What have you learnt?
As a first step, unions and employers should share their answers with each other, along with their assessment of their own and the other party's strengths and weaknesses and the main issues for further discussion. This should happen before the workshop on action planning so that each side can consider the views expressed by the other.
If you plan to use any external facilitation this would be an assessment undertaken by them. Facilitation can help bring an objective perspective to the activity.
The following questions are designed to prompt a conversation about how well you are doing in developing a dialogue about service improvement.
- Do you have a shared understanding about the current industrial relations climate?
- What, for each party, is the most striking finding from the other's answers?

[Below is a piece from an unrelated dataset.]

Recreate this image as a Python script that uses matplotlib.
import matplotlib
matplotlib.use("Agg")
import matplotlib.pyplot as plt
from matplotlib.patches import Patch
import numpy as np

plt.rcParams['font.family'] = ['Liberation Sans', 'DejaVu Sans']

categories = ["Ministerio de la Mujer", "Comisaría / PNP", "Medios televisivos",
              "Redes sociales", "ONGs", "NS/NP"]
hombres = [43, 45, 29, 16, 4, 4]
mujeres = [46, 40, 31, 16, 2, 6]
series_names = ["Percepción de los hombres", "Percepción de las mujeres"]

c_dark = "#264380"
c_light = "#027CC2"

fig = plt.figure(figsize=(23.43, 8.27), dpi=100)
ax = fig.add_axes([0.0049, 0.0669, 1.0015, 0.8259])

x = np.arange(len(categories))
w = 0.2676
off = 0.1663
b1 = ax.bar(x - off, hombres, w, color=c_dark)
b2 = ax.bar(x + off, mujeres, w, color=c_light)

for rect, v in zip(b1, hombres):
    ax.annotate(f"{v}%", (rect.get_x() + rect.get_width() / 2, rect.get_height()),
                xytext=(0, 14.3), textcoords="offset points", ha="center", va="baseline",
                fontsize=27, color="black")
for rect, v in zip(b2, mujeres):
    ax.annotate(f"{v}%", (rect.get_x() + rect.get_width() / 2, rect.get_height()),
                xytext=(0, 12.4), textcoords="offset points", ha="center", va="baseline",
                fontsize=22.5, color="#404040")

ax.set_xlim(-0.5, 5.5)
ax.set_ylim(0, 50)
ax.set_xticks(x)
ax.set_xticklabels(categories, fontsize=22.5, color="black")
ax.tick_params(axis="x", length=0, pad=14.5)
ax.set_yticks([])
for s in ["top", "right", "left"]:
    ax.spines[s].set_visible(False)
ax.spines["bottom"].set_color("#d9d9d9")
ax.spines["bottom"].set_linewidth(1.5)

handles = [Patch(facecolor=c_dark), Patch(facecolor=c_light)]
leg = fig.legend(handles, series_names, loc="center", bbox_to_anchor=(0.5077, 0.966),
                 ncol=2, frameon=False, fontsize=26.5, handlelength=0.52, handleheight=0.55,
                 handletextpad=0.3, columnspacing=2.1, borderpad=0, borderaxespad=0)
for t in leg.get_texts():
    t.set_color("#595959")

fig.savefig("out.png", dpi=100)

- What are you both doing well?
- What are you doing badly?
- Do you have a shared understanding of whether you are devoting sufficient attention to service improvement issues?
- Do you have a shared understanding of whether information is being disclosed to the right people at the right time?

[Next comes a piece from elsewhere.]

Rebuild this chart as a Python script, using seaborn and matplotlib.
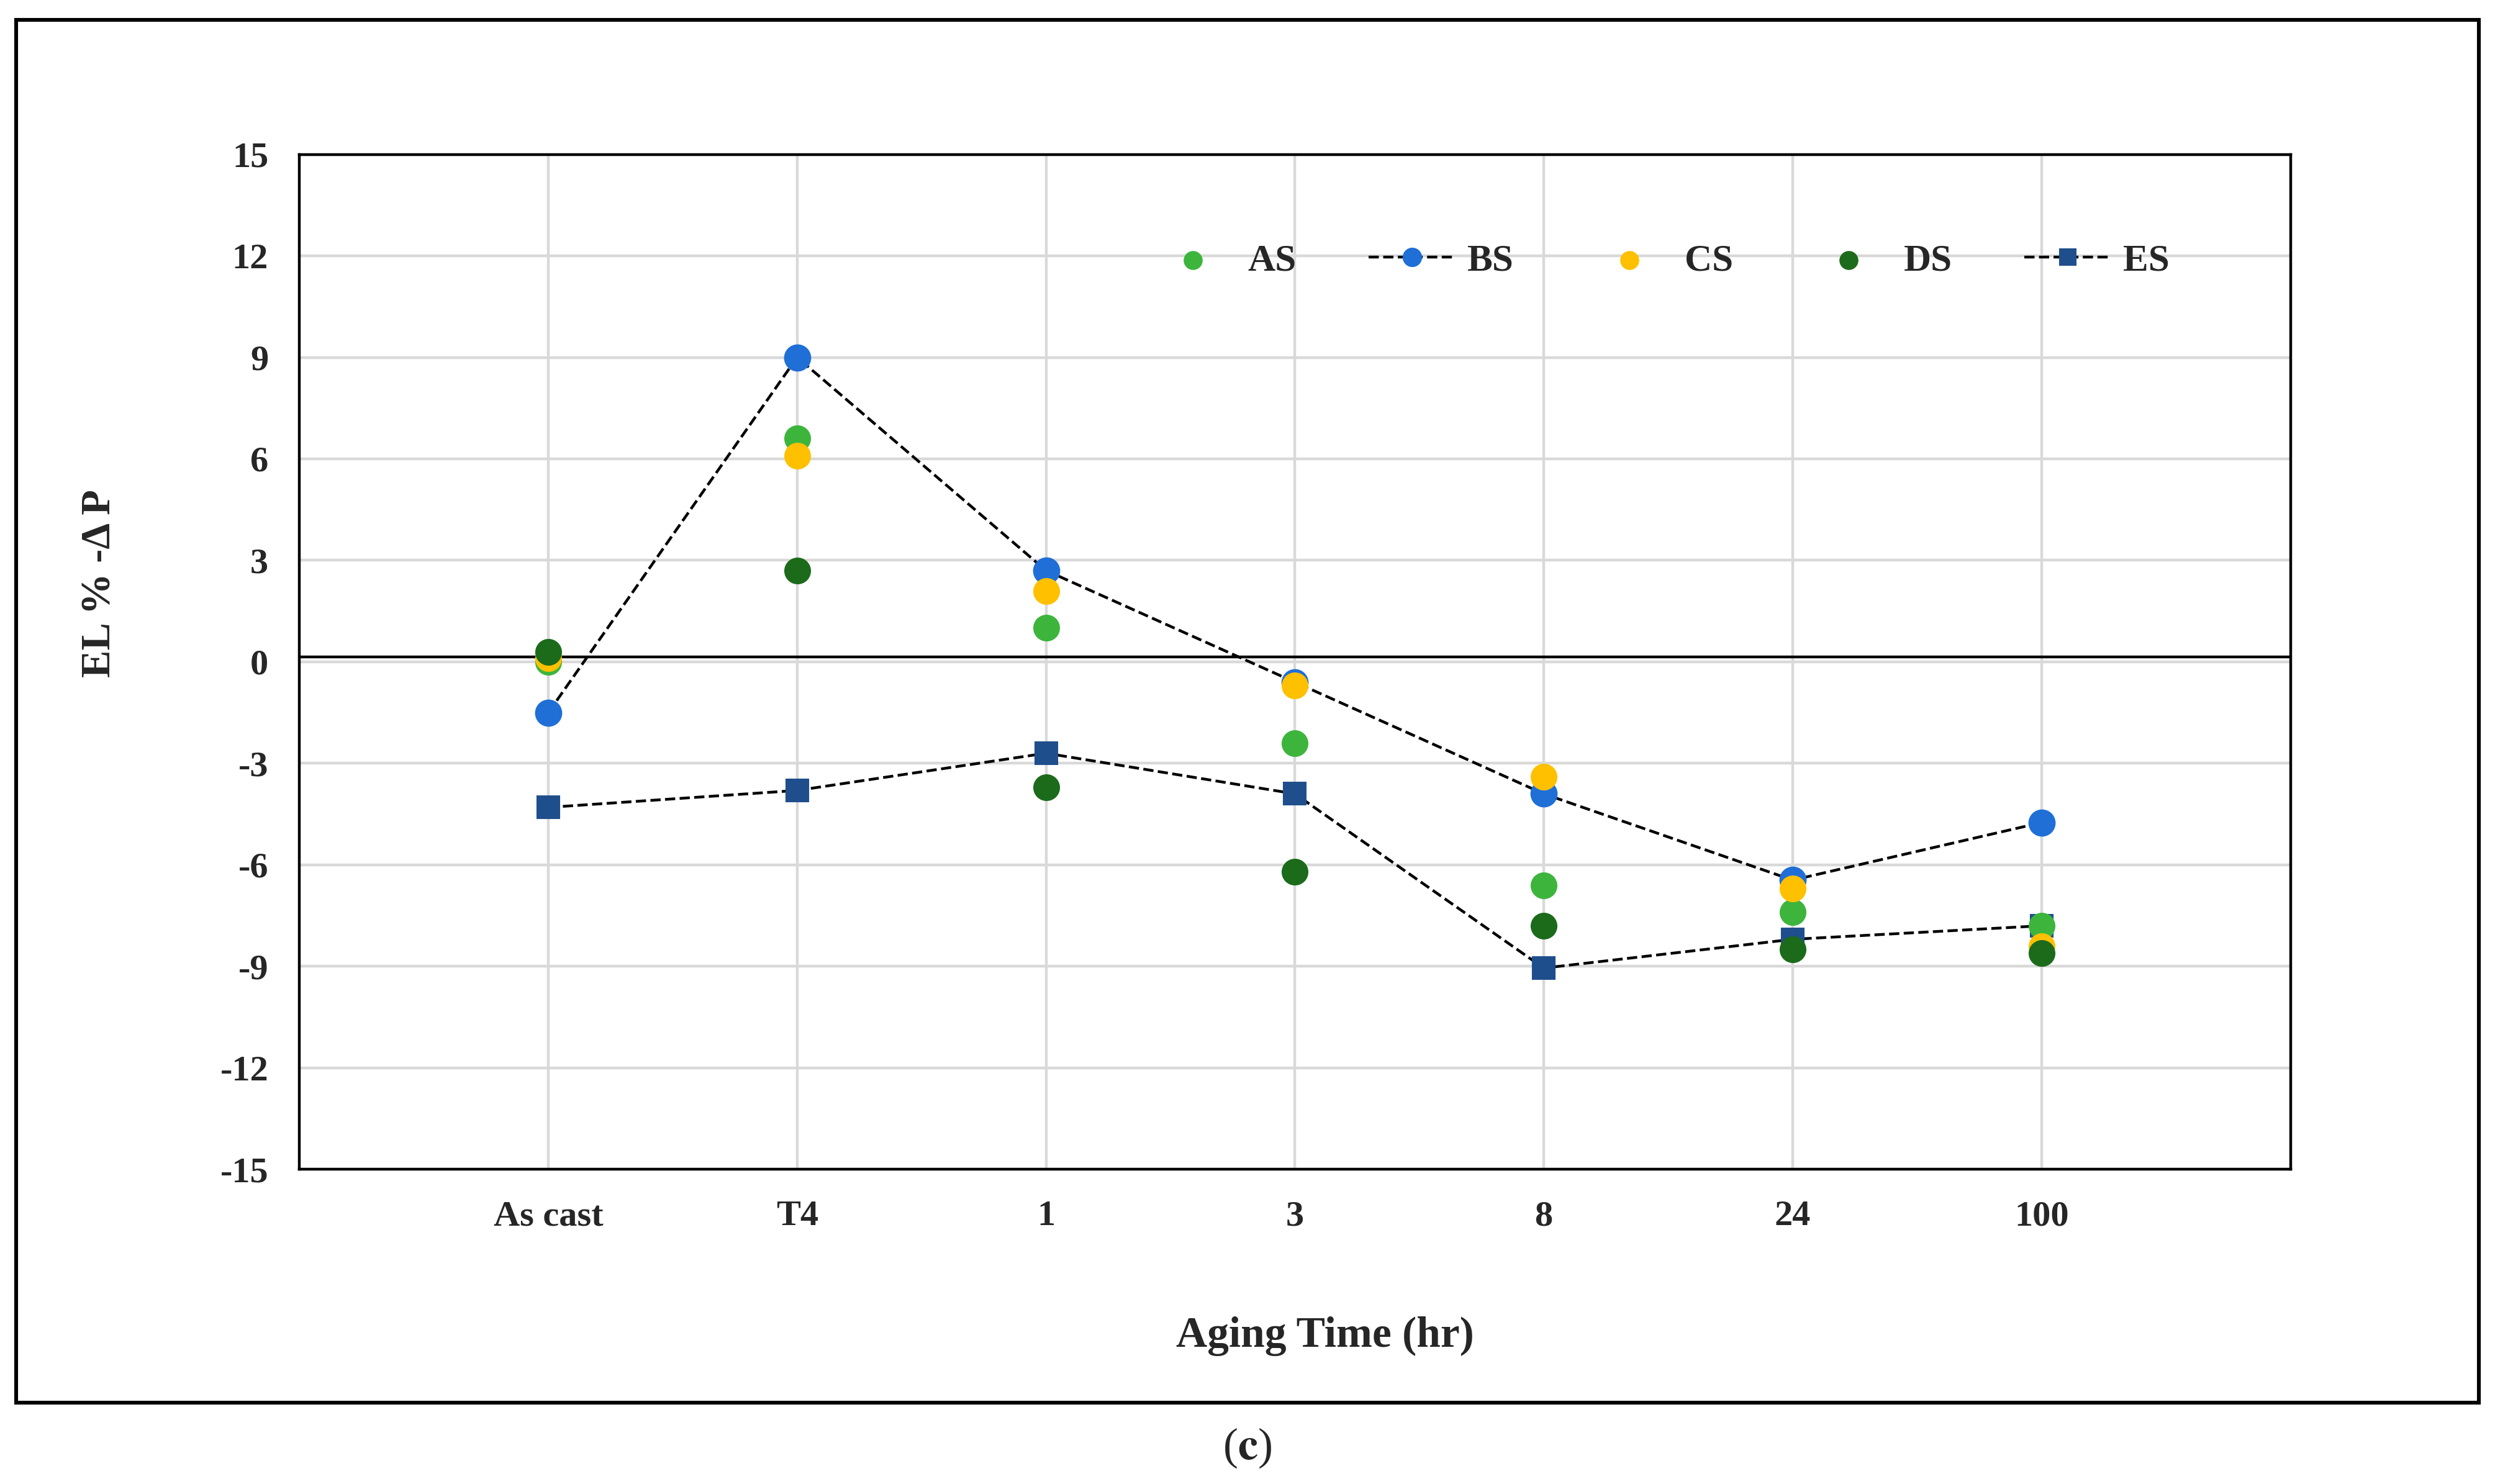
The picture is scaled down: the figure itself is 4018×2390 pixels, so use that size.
import numpy as np
import pandas as pd
import seaborn as sns
import matplotlib.pyplot as plt
from matplotlib.patches import Rectangle

sns.set_style('white')
plt.rcParams['font.family'] = ['Liberation Serif', 'DejaVu Serif']
plt.rcParams['mathtext.fontset'] = 'stix'

# data
aging_time = ['As cast', 'T4', '1', '3', '8', '24', '100']
AS = [0.0, 6.6, 1.0, -2.4, -6.6, -7.4, -7.8]
BS = [-1.5, 9.0, 2.7, -0.6, -3.9, -6.45, -4.75]
CS = [0.1, 6.1, 2.1, -0.7, -3.4, -6.7, -8.4]
DS = [0.3, 2.7, -3.7, -6.2, -7.8, -8.5, -8.6]
ES = [-4.3, -3.8, -2.7, -3.9, -9.05, -8.2, -7.8]
y_ticks = [-15, -12, -9, -6, -3, 0, 3, 6, 9, 12, 15]

colors = {'AS': '#3db53d', 'BS': '#1f6fd6', 'CS': '#ffc000',
          'DS': '#1b6b1b', 'ES': '#1f4e8c'}

df = pd.DataFrame({'time': aging_time, 'AS': AS, 'BS': BS, 'CS': CS, 'DS': DS, 'ES': ES})

fig = plt.figure(figsize=(20.09, 11.95), dpi=200)
ax = fig.add_axes([0.120, 0.212, 0.798, 0.684])

# outer frame of the panel
fig.patches.append(Rectangle((0.0064, 0.0547), 0.9872, 0.932, transform=fig.transFigure,
                             fill=False, edgecolor='black', linewidth=2.2))

ms = 15
sns.lineplot(data=df, x='time', y='BS', ax=ax, sort=False, color='black', linestyle='--',
             linewidth=1.6, marker='o', markersize=ms, markerfacecolor=colors['BS'],
             markeredgecolor=colors['BS'], label='BS', zorder=3)
sns.lineplot(data=df, x='time', y='ES', ax=ax, sort=False, color='black', linestyle='--',
             linewidth=1.6, marker='s', markersize=ms - 2, markerfacecolor=colors['ES'],
             markeredgecolor=colors['ES'], label='ES', zorder=3)
for name in ['AS', 'CS', 'DS']:
    sns.scatterplot(data=df, x='time', y=name, ax=ax, color=colors[name], s=ms ** 2,
                    edgecolor=colors[name], linewidth=0.5, label=name, zorder=4)

ax.axhline(0.15, color='black', linewidth=1.6, zorder=2)

ax.set_xlim(-1, 7)
ax.set_ylim(-15, 15)
ax.set_yticks(y_ticks)
ax.set_yticklabels([str(t) for t in y_ticks])
ax.grid(True, color='#d9d9d9', linewidth=1.6)
ax.set_axisbelow(True)
for s in ax.spines.values():
    s.set_color('black')
    s.set_linewidth(1.6)
ax.tick_params(axis='both', length=0, labelsize=21)
ax.tick_params(axis='x', pad=18)
ax.tick_params(axis='y', pad=18)
for lab in ax.get_xticklabels() + ax.get_yticklabels():
    lab.set_fontweight('bold')

ax.set_xlabel('')
ax.set_ylabel('')
fig.text(0.531, 0.0997, 'Aging Time (hr)', ha='center', va='center', fontsize=25, fontweight='bold')
fig.text(0.040, 0.607, 'EL % -Δ P', ha='center', va='center', rotation=90, fontsize=24,
         fontweight='bold')
fig.text(0.5, 0.024, r'($\mathbf{c}$)', ha='center', va='center', fontsize=26)

handles, labels = ax.get_legend_handles_labels()
order = ['AS', 'BS', 'CS', 'DS', 'ES']
hmap = dict(zip(labels, handles))
ax.legend([hmap[k] for k in order], order, loc='center', bbox_to_anchor=(0.683, 0.895),
          ncol=5, frameon=False, prop={'size': 22, 'weight': 'bold'},
          handlelength=2.3, handletextpad=0.3, columnspacing=1.9, markerscale=0.7)

fig.savefig('out.png', dpi=200, facecolor='white')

- Are there any major differences between the responses given by the parties? For example, does the employer's response suggest that the unions are engaged in strategic discussions and the unions' response suggest that no effective discussions take place?

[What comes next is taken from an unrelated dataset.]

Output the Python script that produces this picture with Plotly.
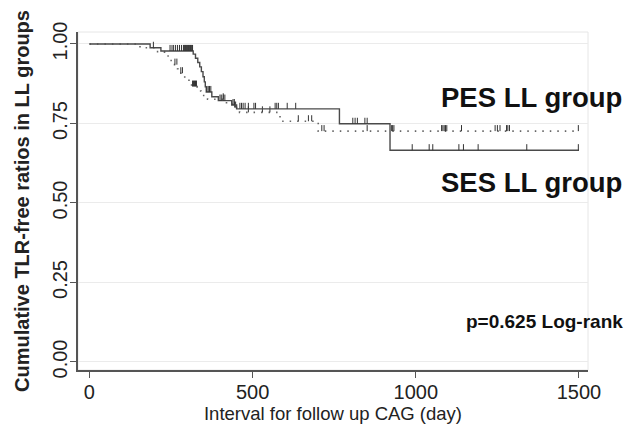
import numpy as np
import plotly.graph_objects as go

# ---- data ----
# SES LL group (solid line): event times (day) and survival after each step
ses_time = [0, 186, 219, 318, 325, 332, 338, 343, 348, 352, 355, 358, 375, 395, 436, 451, 766, 921, 1500]
ses_surv = [1.000, 0.988, 0.978, 0.968, 0.955, 0.942, 0.928, 0.913, 0.897, 0.881, 0.865, 0.849,
            0.834, 0.822, 0.808, 0.796, 0.749, 0.666, 0.666]
ses_censor = [196, 247, 253, 258, 264, 270, 276, 282, 288, 290, 292, 294, 296, 298, 300, 302, 304,
              306, 308, 310, 312, 314, 316,
              360, 364, 368, 372, 400, 404, 410, 415, 440, 444, 461, 466, 471, 477, 487, 504, 509,
              569, 574, 579, 606, 632, 807, 814, 821, 844, 851, 989, 1041, 1052, 1132, 1146, 1191,
              1340, 1498]

# PES LL group (dotted line)
pes_time = [0, 155, 200, 230, 245, 258, 270, 280, 292, 305, 313, 330, 342, 362, 420, 438, 460, 584, 701, 1500]
pes_surv = [1.000, 0.988, 0.976, 0.962, 0.948, 0.935, 0.922, 0.908, 0.894, 0.880, 0.866, 0.852,
            0.838, 0.826, 0.813, 0.800, 0.785, 0.757, 0.726, 0.726]
pes_censor = [262, 268, 280, 285, 316, 319, 322, 325, 328, 410, 445, 448, 487, 530, 553, 640, 671, 681,
              712, 719, 851, 926, 929, 933, 1079, 1083, 1087, 1091, 1095, 1140, 1243, 1250, 1258, 1278,
              1282, 1287, 1498]

x_ticks = [0, 500, 1000, 1500]
y_ticks = [0, 0.25, 0.5, 0.75, 1.0]
y_ticktext = ["0.00", "0.25", "0.50", "0.75", "1.00"]


def surv_at(times, surv, t):
    idx = np.searchsorted(np.array(times), np.array(t), side="right") - 1
    return np.array(surv)[idx]


FONT = "Liberation Sans, Arial, sans-serif"
TICK_H = 0.019

fig = go.Figure()

# PES dotted curve
fig.add_trace(go.Scatter(x=pes_time, y=pes_surv, mode="lines", line_shape="hv",
                         line=dict(color="#666666", width=1.6, dash="1.5px,6px"),
                         showlegend=False, hoverinfo="skip"))
pes_cy = surv_at(pes_time, pes_surv, pes_censor)
fig.add_trace(go.Scatter(x=pes_censor, y=pes_cy, mode="markers",
                         marker=dict(size=1, color="rgba(0,0,0,0)"),
                         error_y=dict(type="data", symmetric=False,
                                      array=[TICK_H] * len(pes_censor),
                                      arrayminus=[0] * len(pes_censor),
                                      width=0, thickness=1, color="#333333"),
                         showlegend=False, hoverinfo="skip"))

# SES solid curve
fig.add_trace(go.Scatter(x=ses_time, y=ses_surv, mode="lines", line_shape="hv",
                         line=dict(color="#4a4a4a", width=1.4),
                         showlegend=False, hoverinfo="skip"))
ses_cy = surv_at(ses_time, ses_surv, ses_censor)
fig.add_trace(go.Scatter(x=ses_censor, y=ses_cy, mode="markers",
                         marker=dict(size=1, color="rgba(0,0,0,0)"),
                         error_y=dict(type="data", symmetric=False,
                                      array=[TICK_H] * len(ses_censor),
                                      arrayminus=[0] * len(ses_censor),
                                      width=0, thickness=1, color="#333333"),
                         showlegend=False, hoverinfo="skip"))

# faint plot-region border (top & right)
fig.add_shape(type="rect", xref="paper", yref="paper", x0=0, y0=0, x1=1, y1=1,
              line=dict(color="#e6e6e6", width=1), layer="below")

fig.add_annotation(x=1070, y=0.833, xref="x", yref="y", text="<b>PES LL group</b>",
                   showarrow=False, xanchor="left", yanchor="middle",
                   font=dict(family=FONT, size=27.5, color="#111111"))
fig.add_annotation(x=1070, y=0.563, xref="x", yref="y", text="<b>SES LL group</b>",
                   showarrow=False, xanchor="left", yanchor="middle",
                   font=dict(family=FONT, size=27.5, color="#111111"))
fig.add_annotation(x=1148, y=0.126, xref="x", yref="y", text="<b>p=0.625 Log-rank</b>",
                   showarrow=False, xanchor="left", yanchor="middle",
                   font=dict(family=FONT, size=19, color="#111111"))

# the page body adds an 8px margin, so the figure is 8px smaller and margins shifted
fig.update_layout(
    width=625, height=417,
    margin=dict(l=70, r=45, t=24, b=55),
    paper_bgcolor="white", plot_bgcolor="white",
    font=dict(family=FONT, color="#222222"),
    xaxis=dict(range=[-35, 1527.6], tickvals=x_ticks, ticks="outside", ticklen=6,
               tickcolor="#555555", showline=True, linecolor="#555555", linewidth=1.5,
               showgrid=False, zeroline=False, tickfont=dict(size=20), automargin=False,
               ticklabelstandoff=-3,
               title=dict(text="Interval for follow up CAG (day)", font=dict(size=18.5), standoff=0)),
    yaxis=dict(range=[-0.0252, 1.0377], tickvals=y_ticks, ticktext=y_ticktext, tickangle=-90,
               ticks="outside", ticklen=6, tickcolor="#555555", showline=True,
               linecolor="#555555", linewidth=1.5, showgrid=True, gridcolor="#ebebeb",
               gridwidth=1, zeroline=False, tickfont=dict(size=20), automargin=False,
               ticklabelstandoff=-5,
               title=dict(text="<b>Cumulative TLR-free ratios in LL groups</b>",
                          font=dict(size=20), standoff=14)),
)

fig.write_html("out.html")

- Do both sides agree on the extent to which your performance management system encourages employee and trade union involvement in service improvement?
- Having answered all these questions you are now ready to answer the most challenging question. Just how close are you to the best practice outlined in the principles and standards? You will have done this already separately, but now is the time for an honest and open exchange between the unions and the employer.
The next series of questions should prompt you to think about what you will do in the future:
- What steps do you need to take together to address some of the weaknesses revealed by the analysis?
- Are there issues that you need to address individually?
- Do you all have the capacity and right skills to make union and employee engagement an effective instrument for positive change? If not then where are your skills gaps and what do you need to do to fill them?